What to work on – Every record here needs to be written out again exactly.

** start of Available records **

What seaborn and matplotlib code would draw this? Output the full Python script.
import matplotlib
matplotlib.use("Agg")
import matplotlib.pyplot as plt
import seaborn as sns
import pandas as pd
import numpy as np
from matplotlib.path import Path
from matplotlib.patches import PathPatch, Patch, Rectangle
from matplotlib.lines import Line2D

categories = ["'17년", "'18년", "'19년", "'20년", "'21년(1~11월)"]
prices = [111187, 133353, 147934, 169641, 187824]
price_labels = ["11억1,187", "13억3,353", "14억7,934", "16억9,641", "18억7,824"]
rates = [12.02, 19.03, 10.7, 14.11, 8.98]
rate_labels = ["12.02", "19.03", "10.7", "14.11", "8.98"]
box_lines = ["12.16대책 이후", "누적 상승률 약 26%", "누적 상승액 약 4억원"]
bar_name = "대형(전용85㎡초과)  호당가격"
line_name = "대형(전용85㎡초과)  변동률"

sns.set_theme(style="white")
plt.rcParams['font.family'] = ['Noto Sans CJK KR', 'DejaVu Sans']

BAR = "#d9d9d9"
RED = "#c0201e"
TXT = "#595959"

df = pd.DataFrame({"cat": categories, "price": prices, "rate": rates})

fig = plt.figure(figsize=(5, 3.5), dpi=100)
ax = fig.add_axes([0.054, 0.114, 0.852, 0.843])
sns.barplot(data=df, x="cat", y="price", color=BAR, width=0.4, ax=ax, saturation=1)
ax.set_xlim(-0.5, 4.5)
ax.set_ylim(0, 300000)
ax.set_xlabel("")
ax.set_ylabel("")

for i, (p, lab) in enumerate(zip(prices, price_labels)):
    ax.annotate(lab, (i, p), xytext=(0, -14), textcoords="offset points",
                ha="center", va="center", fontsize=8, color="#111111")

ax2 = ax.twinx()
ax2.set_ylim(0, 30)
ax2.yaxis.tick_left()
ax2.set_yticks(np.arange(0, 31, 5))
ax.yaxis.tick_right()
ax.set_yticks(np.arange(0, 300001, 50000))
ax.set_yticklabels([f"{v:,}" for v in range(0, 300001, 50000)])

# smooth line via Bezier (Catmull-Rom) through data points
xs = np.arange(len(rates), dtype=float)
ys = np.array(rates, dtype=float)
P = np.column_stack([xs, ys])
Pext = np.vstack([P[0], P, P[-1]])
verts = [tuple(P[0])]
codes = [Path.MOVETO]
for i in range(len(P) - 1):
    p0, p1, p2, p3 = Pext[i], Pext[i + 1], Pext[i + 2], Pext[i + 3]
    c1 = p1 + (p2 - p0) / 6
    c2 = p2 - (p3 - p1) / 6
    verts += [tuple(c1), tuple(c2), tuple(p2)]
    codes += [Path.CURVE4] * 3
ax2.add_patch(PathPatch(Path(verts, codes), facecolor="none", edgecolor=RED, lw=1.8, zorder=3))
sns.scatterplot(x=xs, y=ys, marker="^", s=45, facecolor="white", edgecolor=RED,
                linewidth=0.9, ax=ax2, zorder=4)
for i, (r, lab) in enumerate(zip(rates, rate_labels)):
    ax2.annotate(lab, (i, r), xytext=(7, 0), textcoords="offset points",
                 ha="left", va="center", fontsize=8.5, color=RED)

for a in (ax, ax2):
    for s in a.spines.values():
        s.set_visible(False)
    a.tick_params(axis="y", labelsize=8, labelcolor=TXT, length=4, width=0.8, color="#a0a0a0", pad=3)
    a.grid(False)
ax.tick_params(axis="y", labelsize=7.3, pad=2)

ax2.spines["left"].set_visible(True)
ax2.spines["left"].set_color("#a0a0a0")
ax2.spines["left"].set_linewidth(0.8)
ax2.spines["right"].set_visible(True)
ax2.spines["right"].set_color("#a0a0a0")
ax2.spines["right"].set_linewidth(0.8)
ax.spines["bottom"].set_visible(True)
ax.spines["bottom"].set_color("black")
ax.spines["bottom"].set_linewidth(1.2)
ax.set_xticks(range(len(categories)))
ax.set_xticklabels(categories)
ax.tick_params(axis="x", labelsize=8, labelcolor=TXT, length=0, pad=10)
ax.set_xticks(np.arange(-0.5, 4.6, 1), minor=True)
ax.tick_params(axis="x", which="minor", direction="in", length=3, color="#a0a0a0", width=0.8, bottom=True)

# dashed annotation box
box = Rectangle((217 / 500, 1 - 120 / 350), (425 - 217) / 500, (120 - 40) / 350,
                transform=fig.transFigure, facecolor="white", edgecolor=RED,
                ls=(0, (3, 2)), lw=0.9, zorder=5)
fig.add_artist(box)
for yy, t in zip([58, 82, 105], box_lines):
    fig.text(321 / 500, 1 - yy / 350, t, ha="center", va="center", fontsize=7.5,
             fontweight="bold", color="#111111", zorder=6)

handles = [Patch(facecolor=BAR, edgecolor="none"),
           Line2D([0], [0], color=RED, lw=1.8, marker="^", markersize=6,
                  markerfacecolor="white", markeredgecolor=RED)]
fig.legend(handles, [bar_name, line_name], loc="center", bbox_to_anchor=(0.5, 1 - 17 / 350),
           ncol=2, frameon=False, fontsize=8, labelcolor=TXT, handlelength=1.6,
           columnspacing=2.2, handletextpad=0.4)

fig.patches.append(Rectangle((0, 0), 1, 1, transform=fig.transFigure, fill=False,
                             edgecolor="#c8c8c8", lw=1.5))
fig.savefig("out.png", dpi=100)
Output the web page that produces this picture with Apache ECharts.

** end of Available records **

Response –
What seaborn and matplotlib code would draw this? Output the full Python script.
import matplotlib
matplotlib.use("Agg")
import matplotlib.pyplot as plt
import seaborn as sns
import pandas as pd
import numpy as np
from matplotlib.path import Path
from matplotlib.patches import PathPatch, Patch, Rectangle
from matplotlib.lines import Line2D

categories = ["'17년", "'18년", "'19년", "'20년", "'21년(1~11월)"]
prices = [111187, 133353, 147934, 169641, 187824]
price_labels = ["11억1,187", "13억3,353", "14억7,934", "16억9,641", "18억7,824"]
rates = [12.02, 19.03, 10.7, 14.11, 8.98]
rate_labels = ["12.02", "19.03", "10.7", "14.11", "8.98"]
box_lines = ["12.16대책 이후", "누적 상승률 약 26%", "누적 상승액 약 4억원"]
bar_name = "대형(전용85㎡초과)  호당가격"
line_name = "대형(전용85㎡초과)  변동률"

sns.set_theme(style="white")
plt.rcParams['font.family'] = ['Noto Sans CJK KR', 'DejaVu Sans']

BAR = "#d9d9d9"
RED = "#c0201e"
TXT = "#595959"

df = pd.DataFrame({"cat": categories, "price": prices, "rate": rates})

fig = plt.figure(figsize=(5, 3.5), dpi=100)
ax = fig.add_axes([0.054, 0.114, 0.852, 0.843])
sns.barplot(data=df, x="cat", y="price", color=BAR, width=0.4, ax=ax, saturation=1)
ax.set_xlim(-0.5, 4.5)
ax.set_ylim(0, 300000)
ax.set_xlabel("")
ax.set_ylabel("")

for i, (p, lab) in enumerate(zip(prices, price_labels)):
    ax.annotate(lab, (i, p), xytext=(0, -14), textcoords="offset points",
                ha="center", va="center", fontsize=8, color="#111111")

ax2 = ax.twinx()
ax2.set_ylim(0, 30)
ax2.yaxis.tick_left()
ax2.set_yticks(np.arange(0, 31, 5))
ax.yaxis.tick_right()
ax.set_yticks(np.arange(0, 300001, 50000))
ax.set_yticklabels([f"{v:,}" for v in range(0, 300001, 50000)])

# smooth line via Bezier (Catmull-Rom) through data points
xs = np.arange(len(rates), dtype=float)
ys = np.array(rates, dtype=float)
P = np.column_stack([xs, ys])
Pext = np.vstack([P[0], P, P[-1]])
verts = [tuple(P[0])]
codes = [Path.MOVETO]
for i in range(len(P) - 1):
    p0, p1, p2, p3 = Pext[i], Pext[i + 1], Pext[i + 2], Pext[i + 3]
    c1 = p1 + (p2 - p0) / 6
    c2 = p2 - (p3 - p1) / 6
    verts += [tuple(c1), tuple(c2), tuple(p2)]
    codes += [Path.CURVE4] * 3
ax2.add_patch(PathPatch(Path(verts, codes), facecolor="none", edgecolor=RED, lw=1.8, zorder=3))
sns.scatterplot(x=xs, y=ys, marker="^", s=45, facecolor="white", edgecolor=RED,
                linewidth=0.9, ax=ax2, zorder=4)
for i, (r, lab) in enumerate(zip(rates, rate_labels)):
    ax2.annotate(lab, (i, r), xytext=(7, 0), textcoords="offset points",
                 ha="left", va="center", fontsize=8.5, color=RED)

for a in (ax, ax2):
    for s in a.spines.values():
        s.set_visible(False)
    a.tick_params(axis="y", labelsize=8, labelcolor=TXT, length=4, width=0.8, color="#a0a0a0", pad=3)
    a.grid(False)
ax.tick_params(axis="y", labelsize=7.3, pad=2)

ax2.spines["left"].set_visible(True)
ax2.spines["left"].set_color("#a0a0a0")
ax2.spines["left"].set_linewidth(0.8)
ax2.spines["right"].set_visible(True)
ax2.spines["right"].set_color("#a0a0a0")
ax2.spines["right"].set_linewidth(0.8)
ax.spines["bottom"].set_visible(True)
ax.spines["bottom"].set_color("black")
ax.spines["bottom"].set_linewidth(1.2)
ax.set_xticks(range(len(categories)))
ax.set_xticklabels(categories)
ax.tick_params(axis="x", labelsize=8, labelcolor=TXT, length=0, pad=10)
ax.set_xticks(np.arange(-0.5, 4.6, 1), minor=True)
ax.tick_params(axis="x", which="minor", direction="in", length=3, color="#a0a0a0", width=0.8, bottom=True)

# dashed annotation box
box = Rectangle((217 / 500, 1 - 120 / 350), (425 - 217) / 500, (120 - 40) / 350,
                transform=fig.transFigure, facecolor="white", edgecolor=RED,
                ls=(0, (3, 2)), lw=0.9, zorder=5)
fig.add_artist(box)
for yy, t in zip([58, 82, 105], box_lines):
    fig.text(321 / 500, 1 - yy / 350, t, ha="center", va="center", fontsize=7.5,
             fontweight="bold", color="#111111", zorder=6)

handles = [Patch(facecolor=BAR, edgecolor="none"),
           Line2D([0], [0], color=RED, lw=1.8, marker="^", markersize=6,
                  markerfacecolor="white", markeredgecolor=RED)]
fig.legend(handles, [bar_name, line_name], loc="center", bbox_to_anchor=(0.5, 1 - 17 / 350),
           ncol=2, frameon=False, fontsize=8, labelcolor=TXT, handlelength=1.6,
           columnspacing=2.2, handletextpad=0.4)

fig.patches.append(Rectangle((0, 0), 1, 1, transform=fig.transFigure, fill=False,
                             edgecolor="#c8c8c8", lw=1.5))
fig.savefig("out.png", dpi=100)
Output the web page that produces this picture with Apache ECharts.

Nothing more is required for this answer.